There are at least two ways that an agreement among researchers on this seems useful:
1. Labs could then attempt to build non-lethal non-AGI 'toy' systems which demonstrate the agreed-upon properties. If a sufficiently powerful AI system will be lethal to humans, this work could potentially prove it before such a system is built.
2. If it turns out there is a need to completely shut down AI development, the only way this will happen is with government help. We would likely need a consensus opinion that we are in the process of building a system lethal to humans if we want to compel governments to shut it all down.
Building this kind of a consensus takes time and I think we should start trying now!
I wrote in a previous post that I would like to prepare governments for responding quickly and decisively to AGI warning shots.
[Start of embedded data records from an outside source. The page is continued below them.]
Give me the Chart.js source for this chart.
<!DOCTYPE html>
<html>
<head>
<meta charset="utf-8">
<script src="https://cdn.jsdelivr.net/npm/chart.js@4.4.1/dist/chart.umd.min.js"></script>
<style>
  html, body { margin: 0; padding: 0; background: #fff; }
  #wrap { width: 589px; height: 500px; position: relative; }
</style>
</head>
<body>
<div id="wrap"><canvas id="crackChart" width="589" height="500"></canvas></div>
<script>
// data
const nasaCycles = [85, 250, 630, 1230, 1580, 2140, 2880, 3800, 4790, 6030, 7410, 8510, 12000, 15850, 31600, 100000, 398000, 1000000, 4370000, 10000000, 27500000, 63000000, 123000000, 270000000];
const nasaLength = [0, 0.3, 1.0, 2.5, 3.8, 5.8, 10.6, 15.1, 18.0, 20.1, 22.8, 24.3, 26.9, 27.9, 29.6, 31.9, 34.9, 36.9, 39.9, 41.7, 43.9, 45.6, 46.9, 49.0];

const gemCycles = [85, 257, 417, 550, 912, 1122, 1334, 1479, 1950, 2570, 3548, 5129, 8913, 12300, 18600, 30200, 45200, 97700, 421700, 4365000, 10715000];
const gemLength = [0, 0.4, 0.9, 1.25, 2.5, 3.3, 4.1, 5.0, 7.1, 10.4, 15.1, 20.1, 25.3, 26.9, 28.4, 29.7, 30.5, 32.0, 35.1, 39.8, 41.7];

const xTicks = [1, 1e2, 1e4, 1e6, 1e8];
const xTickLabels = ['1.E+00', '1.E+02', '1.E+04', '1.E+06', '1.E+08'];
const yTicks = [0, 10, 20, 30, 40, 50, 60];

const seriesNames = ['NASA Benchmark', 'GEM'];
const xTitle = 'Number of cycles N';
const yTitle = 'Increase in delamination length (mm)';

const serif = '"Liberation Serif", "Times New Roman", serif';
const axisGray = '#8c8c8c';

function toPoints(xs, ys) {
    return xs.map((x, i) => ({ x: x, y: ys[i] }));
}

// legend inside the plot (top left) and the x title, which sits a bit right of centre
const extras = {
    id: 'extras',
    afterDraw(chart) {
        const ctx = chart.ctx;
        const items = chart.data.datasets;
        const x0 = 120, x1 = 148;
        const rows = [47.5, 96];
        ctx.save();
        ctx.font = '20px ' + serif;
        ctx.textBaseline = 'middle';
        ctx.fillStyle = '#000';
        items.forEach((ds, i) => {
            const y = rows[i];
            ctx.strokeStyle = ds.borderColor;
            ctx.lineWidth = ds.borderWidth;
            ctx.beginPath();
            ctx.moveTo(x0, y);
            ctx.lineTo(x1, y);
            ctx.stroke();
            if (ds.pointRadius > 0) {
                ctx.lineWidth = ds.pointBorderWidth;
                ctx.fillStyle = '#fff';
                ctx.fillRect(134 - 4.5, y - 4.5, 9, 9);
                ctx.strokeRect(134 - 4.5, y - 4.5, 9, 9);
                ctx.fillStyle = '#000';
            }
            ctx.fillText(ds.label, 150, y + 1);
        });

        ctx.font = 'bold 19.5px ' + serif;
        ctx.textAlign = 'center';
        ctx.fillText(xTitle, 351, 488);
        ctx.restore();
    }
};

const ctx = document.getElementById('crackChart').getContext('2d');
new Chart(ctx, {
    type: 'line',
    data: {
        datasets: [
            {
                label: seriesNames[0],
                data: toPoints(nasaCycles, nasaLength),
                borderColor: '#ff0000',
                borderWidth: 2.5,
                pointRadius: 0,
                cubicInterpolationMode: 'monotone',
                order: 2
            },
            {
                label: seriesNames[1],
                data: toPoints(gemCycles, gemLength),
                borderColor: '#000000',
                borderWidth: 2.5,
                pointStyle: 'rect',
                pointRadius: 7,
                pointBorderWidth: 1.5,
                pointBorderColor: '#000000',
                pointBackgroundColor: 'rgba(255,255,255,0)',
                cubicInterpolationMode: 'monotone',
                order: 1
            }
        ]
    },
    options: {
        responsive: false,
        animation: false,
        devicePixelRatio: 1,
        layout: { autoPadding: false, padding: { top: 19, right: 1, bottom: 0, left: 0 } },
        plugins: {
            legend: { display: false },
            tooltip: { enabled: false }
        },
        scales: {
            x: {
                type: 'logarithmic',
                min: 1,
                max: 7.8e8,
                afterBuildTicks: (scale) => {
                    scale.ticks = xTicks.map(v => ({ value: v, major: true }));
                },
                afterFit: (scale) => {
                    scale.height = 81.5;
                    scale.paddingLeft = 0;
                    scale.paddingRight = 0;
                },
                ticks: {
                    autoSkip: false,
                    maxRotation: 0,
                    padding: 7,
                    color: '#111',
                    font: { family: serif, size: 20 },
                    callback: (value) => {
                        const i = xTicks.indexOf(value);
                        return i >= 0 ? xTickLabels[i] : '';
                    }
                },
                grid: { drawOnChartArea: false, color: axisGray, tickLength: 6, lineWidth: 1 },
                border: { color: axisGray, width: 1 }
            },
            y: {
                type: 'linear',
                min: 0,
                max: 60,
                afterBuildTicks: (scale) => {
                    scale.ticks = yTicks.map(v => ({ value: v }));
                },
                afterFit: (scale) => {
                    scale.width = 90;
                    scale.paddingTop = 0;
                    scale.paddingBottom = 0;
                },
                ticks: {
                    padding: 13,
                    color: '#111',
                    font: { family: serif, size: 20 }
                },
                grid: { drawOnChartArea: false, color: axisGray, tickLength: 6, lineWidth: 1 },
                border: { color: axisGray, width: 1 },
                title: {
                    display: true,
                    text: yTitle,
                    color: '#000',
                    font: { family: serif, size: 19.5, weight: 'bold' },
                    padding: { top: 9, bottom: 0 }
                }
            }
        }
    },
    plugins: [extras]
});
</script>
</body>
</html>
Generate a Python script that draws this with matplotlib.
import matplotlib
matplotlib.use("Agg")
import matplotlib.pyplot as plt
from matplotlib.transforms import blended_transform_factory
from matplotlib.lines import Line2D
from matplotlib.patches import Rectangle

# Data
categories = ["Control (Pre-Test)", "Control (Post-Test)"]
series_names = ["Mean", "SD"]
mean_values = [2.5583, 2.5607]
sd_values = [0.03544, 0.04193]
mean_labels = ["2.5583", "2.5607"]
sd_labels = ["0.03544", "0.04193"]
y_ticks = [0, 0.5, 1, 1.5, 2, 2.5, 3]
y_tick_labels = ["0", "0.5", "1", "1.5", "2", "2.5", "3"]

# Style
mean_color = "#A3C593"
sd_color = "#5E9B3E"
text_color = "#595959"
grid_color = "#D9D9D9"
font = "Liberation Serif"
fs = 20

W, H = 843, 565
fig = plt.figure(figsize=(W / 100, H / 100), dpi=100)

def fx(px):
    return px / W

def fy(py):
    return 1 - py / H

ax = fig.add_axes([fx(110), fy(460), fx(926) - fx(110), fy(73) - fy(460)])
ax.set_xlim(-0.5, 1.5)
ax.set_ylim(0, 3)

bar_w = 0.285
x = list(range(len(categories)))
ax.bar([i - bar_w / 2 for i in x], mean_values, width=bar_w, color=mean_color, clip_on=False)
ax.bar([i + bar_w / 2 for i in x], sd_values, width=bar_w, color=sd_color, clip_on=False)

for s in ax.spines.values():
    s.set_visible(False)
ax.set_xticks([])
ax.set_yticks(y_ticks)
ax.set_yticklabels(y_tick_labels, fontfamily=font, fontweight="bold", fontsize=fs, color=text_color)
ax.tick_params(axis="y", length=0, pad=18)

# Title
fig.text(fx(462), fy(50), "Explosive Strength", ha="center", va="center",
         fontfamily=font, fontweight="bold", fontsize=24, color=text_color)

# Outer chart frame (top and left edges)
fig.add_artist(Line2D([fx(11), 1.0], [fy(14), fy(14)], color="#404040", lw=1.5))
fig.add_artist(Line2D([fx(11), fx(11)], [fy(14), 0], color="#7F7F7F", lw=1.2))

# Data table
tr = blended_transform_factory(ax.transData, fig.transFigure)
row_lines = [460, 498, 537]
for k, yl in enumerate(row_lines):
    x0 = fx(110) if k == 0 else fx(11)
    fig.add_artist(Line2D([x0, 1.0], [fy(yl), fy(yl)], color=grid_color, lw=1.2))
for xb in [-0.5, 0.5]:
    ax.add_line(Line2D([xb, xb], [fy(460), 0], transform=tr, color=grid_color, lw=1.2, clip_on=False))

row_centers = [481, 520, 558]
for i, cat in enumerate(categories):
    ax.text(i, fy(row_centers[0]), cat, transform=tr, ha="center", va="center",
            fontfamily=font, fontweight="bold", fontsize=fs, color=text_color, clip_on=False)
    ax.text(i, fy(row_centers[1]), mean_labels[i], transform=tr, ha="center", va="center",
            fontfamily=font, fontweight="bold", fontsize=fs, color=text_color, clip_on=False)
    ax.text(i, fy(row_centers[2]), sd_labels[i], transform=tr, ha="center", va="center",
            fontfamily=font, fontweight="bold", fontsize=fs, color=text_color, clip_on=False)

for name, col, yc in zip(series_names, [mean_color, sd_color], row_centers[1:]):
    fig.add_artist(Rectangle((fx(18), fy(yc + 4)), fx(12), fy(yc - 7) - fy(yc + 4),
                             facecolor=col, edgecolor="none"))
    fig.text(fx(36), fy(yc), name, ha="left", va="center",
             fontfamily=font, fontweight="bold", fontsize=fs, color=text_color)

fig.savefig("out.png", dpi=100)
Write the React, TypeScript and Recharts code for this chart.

A consensus on this question would both clarify what those warning shots might look like, and give us a better chance of noticing them before it's too late if alignment is failing catastrophically.
I agree that getting a consensus about "in what situation does everyone agree to STOP" is a good idea.
I also think this has downsides, such as "everyone will continue uninterrupted until then" and "maybe the criteria won't be well defined enough or something" or "that's just one final safety to rely on". Still, with the disclaimer that I didn't think about this enough to decide on it as a world policy, I agree
I definitely think "that's just one final safety to rely on" applies to this suggestion. I hope we do a lot more than this!
Excellent suggestion. I think the main benefit of asking your question of leading AI researchers ('What properties would a hypothetical AI system need to demonstrate for you to agree that we should completely halt AI development?') would be that many of them would say 'There are no AI properties that would make me advocate for halting AI development'. (For example, I can't imagine Yann LeCun or any hard-core AI accelerationists arguing for a halt, under almost any conditions, given their recent rhetoric on Twitter.)
It would be valuable for ordinary citizens to see such responses, because it would clarify for them that, for many AI advocates, the AI itself is the goal, and any impacts on humanity are considered trivial, tangential, or transient. In other words, the AI accelerationists would reveal themselves as ideologues who view humanity as a disposable bridge to superintelligence, and ordinary folks would be horrified, and galvanized to advocate for stronger pauses and/or halts earlier.